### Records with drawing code

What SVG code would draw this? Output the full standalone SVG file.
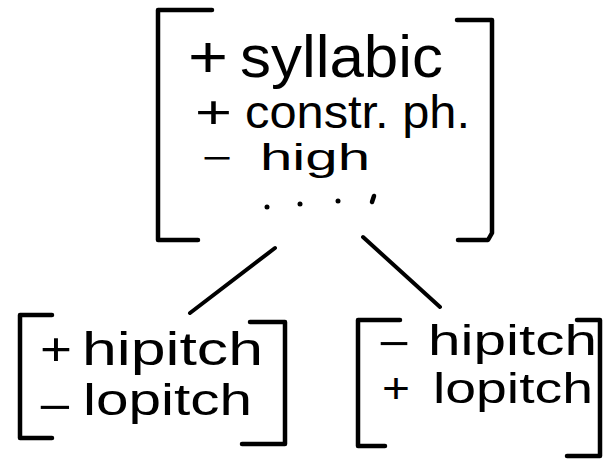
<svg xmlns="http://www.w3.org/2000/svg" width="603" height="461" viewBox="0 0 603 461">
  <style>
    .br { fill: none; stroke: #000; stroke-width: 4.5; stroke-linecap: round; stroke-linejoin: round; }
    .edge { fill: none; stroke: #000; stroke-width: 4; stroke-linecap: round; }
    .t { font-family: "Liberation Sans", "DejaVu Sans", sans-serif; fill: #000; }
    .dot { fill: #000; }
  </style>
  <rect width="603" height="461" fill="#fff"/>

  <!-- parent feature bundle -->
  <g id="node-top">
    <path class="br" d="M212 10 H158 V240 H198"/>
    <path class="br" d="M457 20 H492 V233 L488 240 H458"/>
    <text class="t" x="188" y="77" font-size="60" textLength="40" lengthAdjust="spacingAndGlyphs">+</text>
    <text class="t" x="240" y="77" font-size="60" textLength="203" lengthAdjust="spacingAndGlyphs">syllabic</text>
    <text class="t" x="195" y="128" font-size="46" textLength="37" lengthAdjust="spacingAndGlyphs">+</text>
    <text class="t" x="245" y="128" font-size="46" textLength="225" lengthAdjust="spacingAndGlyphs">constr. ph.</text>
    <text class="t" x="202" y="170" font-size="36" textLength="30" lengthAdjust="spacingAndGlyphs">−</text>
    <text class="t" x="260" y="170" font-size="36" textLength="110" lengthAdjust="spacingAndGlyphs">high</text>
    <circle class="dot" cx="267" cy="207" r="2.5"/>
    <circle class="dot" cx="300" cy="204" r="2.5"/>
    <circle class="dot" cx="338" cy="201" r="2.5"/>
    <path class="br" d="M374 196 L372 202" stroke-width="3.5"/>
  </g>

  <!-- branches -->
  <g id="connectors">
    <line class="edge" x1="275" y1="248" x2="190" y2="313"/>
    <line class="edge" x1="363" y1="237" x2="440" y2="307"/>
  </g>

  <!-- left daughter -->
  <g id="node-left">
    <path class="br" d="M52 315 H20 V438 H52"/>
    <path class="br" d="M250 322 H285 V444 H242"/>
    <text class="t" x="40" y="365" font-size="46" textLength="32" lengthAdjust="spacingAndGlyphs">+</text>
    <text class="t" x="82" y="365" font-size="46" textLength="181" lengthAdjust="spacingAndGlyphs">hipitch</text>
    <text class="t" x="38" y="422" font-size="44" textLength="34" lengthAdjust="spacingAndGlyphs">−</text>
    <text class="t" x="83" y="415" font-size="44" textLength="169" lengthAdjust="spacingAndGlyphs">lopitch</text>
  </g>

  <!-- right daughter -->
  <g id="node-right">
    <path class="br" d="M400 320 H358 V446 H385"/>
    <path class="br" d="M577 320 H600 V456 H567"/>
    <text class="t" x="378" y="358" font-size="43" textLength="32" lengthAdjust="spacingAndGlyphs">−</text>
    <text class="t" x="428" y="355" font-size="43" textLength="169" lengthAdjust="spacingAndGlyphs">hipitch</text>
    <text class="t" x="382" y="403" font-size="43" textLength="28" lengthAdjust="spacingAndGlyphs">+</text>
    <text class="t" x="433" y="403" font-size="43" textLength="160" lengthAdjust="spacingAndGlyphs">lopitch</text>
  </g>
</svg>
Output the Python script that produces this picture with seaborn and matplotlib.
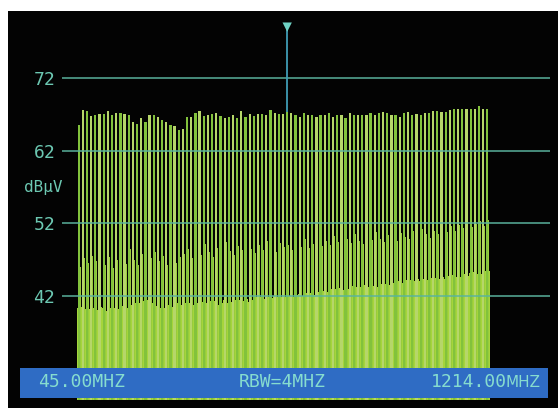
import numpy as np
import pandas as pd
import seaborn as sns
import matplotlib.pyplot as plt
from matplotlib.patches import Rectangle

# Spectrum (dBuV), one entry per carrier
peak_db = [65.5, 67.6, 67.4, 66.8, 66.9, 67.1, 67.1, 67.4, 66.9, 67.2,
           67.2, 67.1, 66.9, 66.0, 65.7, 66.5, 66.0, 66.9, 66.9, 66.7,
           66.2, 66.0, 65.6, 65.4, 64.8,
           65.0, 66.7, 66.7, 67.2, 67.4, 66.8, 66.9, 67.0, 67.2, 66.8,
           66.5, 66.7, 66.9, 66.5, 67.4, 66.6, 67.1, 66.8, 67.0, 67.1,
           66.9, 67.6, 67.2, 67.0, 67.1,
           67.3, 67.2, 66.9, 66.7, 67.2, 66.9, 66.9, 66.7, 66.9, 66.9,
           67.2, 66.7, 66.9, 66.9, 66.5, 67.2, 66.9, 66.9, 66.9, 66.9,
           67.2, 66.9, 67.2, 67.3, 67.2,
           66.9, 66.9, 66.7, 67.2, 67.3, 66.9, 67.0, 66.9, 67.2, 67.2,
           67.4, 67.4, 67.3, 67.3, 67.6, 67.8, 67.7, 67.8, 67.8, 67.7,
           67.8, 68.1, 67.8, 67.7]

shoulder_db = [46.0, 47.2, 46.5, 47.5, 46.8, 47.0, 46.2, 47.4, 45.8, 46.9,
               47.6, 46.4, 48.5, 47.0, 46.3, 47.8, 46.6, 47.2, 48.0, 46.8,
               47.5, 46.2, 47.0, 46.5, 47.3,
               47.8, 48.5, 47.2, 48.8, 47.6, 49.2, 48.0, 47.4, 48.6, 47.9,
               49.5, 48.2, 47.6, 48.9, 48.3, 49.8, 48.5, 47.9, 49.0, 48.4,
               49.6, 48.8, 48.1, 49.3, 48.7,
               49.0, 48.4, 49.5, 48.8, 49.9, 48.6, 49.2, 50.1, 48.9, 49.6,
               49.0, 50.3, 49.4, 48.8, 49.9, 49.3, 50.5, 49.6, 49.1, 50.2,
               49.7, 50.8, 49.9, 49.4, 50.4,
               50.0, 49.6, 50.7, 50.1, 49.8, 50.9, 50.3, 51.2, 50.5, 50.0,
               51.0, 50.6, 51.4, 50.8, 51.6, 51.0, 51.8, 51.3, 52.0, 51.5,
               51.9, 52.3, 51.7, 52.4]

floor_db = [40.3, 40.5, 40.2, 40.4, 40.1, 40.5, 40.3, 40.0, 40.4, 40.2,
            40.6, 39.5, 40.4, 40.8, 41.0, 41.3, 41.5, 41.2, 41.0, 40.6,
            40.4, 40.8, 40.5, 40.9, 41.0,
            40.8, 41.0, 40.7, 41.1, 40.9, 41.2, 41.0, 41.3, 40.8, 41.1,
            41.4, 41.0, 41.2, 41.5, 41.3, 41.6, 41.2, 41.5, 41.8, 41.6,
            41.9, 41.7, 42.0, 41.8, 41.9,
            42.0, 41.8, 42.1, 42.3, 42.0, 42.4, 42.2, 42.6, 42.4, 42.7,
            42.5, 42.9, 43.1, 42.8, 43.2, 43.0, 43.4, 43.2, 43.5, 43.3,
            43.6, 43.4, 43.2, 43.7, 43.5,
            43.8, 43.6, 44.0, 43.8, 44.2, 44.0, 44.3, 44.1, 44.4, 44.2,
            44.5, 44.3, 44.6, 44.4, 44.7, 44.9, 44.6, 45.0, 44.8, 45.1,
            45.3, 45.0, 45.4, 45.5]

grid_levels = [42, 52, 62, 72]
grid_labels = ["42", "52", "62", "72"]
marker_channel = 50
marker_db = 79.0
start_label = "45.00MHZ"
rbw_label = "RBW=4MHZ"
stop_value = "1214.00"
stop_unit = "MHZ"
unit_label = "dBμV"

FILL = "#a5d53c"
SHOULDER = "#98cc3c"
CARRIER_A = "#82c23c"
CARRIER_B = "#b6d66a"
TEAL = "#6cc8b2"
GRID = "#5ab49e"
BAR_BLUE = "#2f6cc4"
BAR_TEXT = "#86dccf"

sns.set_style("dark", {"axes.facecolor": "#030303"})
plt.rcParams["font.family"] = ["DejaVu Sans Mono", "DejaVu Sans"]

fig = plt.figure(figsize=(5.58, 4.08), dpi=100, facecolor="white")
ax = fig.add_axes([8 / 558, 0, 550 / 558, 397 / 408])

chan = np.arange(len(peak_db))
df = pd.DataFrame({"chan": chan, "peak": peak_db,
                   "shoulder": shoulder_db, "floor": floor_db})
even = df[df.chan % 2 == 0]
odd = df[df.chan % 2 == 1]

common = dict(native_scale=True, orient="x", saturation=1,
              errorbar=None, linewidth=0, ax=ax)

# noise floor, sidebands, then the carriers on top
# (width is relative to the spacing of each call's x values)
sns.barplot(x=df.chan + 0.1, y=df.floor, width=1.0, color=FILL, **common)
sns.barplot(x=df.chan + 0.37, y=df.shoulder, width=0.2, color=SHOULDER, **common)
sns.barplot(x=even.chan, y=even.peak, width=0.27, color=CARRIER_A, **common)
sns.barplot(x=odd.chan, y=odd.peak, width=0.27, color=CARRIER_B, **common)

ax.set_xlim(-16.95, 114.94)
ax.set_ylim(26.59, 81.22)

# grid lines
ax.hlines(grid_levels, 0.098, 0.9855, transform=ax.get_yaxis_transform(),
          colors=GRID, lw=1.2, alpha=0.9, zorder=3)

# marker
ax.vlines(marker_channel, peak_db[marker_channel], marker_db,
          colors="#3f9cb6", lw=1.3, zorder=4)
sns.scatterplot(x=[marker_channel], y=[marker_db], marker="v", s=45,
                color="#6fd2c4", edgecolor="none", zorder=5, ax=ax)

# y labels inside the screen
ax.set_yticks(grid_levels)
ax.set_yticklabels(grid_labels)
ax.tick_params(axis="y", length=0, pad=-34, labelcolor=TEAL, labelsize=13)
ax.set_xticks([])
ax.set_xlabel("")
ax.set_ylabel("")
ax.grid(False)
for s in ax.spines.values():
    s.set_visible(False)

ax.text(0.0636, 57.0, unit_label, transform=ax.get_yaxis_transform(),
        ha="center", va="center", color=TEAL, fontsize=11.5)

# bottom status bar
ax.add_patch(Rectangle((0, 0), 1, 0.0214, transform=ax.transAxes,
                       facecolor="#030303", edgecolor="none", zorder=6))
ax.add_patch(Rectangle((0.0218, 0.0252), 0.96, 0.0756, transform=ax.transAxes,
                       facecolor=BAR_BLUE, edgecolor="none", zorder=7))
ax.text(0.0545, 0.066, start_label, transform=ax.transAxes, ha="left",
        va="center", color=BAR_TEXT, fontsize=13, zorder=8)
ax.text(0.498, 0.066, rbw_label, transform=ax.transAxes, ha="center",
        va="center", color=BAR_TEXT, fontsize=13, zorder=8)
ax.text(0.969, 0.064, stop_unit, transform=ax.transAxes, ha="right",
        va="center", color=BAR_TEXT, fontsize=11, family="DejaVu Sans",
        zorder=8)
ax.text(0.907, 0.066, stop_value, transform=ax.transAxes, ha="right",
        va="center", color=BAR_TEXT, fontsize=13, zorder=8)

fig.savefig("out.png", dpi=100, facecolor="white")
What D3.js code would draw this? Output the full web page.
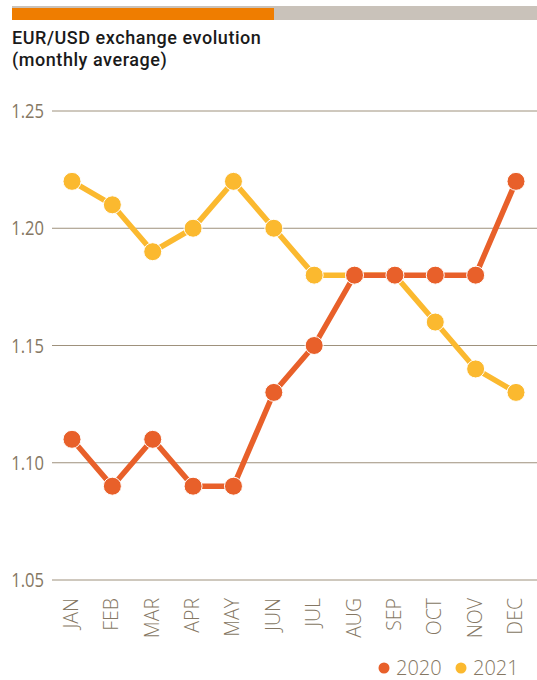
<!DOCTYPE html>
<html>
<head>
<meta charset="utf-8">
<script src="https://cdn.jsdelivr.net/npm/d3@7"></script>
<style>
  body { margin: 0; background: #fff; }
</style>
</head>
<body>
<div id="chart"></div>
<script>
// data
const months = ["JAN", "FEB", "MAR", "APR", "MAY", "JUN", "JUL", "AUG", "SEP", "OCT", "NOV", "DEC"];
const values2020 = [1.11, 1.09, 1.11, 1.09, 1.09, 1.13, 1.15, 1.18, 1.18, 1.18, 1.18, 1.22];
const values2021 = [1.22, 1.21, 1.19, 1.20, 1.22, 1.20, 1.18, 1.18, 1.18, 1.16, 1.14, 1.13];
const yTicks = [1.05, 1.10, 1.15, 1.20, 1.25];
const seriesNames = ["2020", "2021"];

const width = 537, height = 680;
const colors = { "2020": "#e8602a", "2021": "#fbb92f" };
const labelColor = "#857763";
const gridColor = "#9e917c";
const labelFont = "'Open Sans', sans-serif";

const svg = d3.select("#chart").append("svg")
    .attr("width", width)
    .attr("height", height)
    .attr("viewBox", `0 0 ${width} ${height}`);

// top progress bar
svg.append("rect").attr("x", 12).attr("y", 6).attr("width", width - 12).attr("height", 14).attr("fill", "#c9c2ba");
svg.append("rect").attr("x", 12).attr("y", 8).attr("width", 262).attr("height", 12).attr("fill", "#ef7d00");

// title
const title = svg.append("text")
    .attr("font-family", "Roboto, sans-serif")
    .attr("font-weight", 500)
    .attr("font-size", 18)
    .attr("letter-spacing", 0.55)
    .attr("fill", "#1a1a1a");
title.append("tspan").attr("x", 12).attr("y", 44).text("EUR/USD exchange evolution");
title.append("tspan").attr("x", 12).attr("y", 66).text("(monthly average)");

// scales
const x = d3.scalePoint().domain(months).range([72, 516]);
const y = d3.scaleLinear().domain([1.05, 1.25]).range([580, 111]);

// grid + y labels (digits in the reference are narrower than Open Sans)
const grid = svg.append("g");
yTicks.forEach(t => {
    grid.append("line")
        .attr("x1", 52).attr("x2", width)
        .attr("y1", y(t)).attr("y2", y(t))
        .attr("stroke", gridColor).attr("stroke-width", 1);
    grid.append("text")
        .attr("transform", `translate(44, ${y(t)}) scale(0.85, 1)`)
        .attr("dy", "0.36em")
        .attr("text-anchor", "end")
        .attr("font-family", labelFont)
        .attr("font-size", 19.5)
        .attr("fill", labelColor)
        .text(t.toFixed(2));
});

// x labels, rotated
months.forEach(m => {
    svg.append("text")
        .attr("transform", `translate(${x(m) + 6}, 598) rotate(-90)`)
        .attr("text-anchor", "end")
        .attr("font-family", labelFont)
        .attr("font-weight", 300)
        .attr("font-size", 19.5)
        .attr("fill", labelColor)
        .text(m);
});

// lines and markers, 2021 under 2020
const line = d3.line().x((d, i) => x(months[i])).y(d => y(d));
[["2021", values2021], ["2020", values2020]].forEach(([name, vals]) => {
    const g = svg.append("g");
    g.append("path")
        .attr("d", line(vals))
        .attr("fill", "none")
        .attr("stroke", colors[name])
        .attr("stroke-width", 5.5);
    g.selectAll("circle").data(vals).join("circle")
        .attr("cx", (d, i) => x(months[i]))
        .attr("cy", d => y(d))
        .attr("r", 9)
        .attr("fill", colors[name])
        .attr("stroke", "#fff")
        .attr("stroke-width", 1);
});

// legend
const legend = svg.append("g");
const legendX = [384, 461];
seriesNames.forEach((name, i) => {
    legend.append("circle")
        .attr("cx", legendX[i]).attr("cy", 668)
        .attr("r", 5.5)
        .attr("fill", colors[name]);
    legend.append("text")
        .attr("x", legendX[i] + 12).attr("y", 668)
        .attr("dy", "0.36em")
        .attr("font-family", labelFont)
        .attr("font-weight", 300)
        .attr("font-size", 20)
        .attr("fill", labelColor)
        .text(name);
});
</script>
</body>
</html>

### INSTRUCTIONS TO FOLLOW
Take out nothing but the lines from the one containing "Output the Python" to the one containing "67.8, 68.1, 67.8, 67.7]", inclusive, retyped exactly. Drop the pictures.

### SOLUTION TO THIS TASK
Output the Python script that produces this picture with seaborn and matplotlib.
import numpy as np
import pandas as pd
import seaborn as sns
import matplotlib.pyplot as plt
from matplotlib.patches import Rectangle

# Spectrum (dBuV), one entry per carrier
peak_db = [65.5, 67.6, 67.4, 66.8, 66.9, 67.1, 67.1, 67.4, 66.9, 67.2,
           67.2, 67.1, 66.9, 66.0, 65.7, 66.5, 66.0, 66.9, 66.9, 66.7,
           66.2, 66.0, 65.6, 65.4, 64.8,
           65.0, 66.7, 66.7, 67.2, 67.4, 66.8, 66.9, 67.0, 67.2, 66.8,
           66.5, 66.7, 66.9, 66.5, 67.4, 66.6, 67.1, 66.8, 67.0, 67.1,
           66.9, 67.6, 67.2, 67.0, 67.1,
           67.3, 67.2, 66.9, 66.7, 67.2, 66.9, 66.9, 66.7, 66.9, 66.9,
           67.2, 66.7, 66.9, 66.9, 66.5, 67.2, 66.9, 66.9, 66.9, 66.9,
           67.2, 66.9, 67.2, 67.3, 67.2,
           66.9, 66.9, 66.7, 67.2, 67.3, 66.9, 67.0, 66.9, 67.2, 67.2,
           67.4, 67.4, 67.3, 67.3, 67.6, 67.8, 67.7, 67.8, 67.8, 67.7,
           67.8, 68.1, 67.8, 67.7]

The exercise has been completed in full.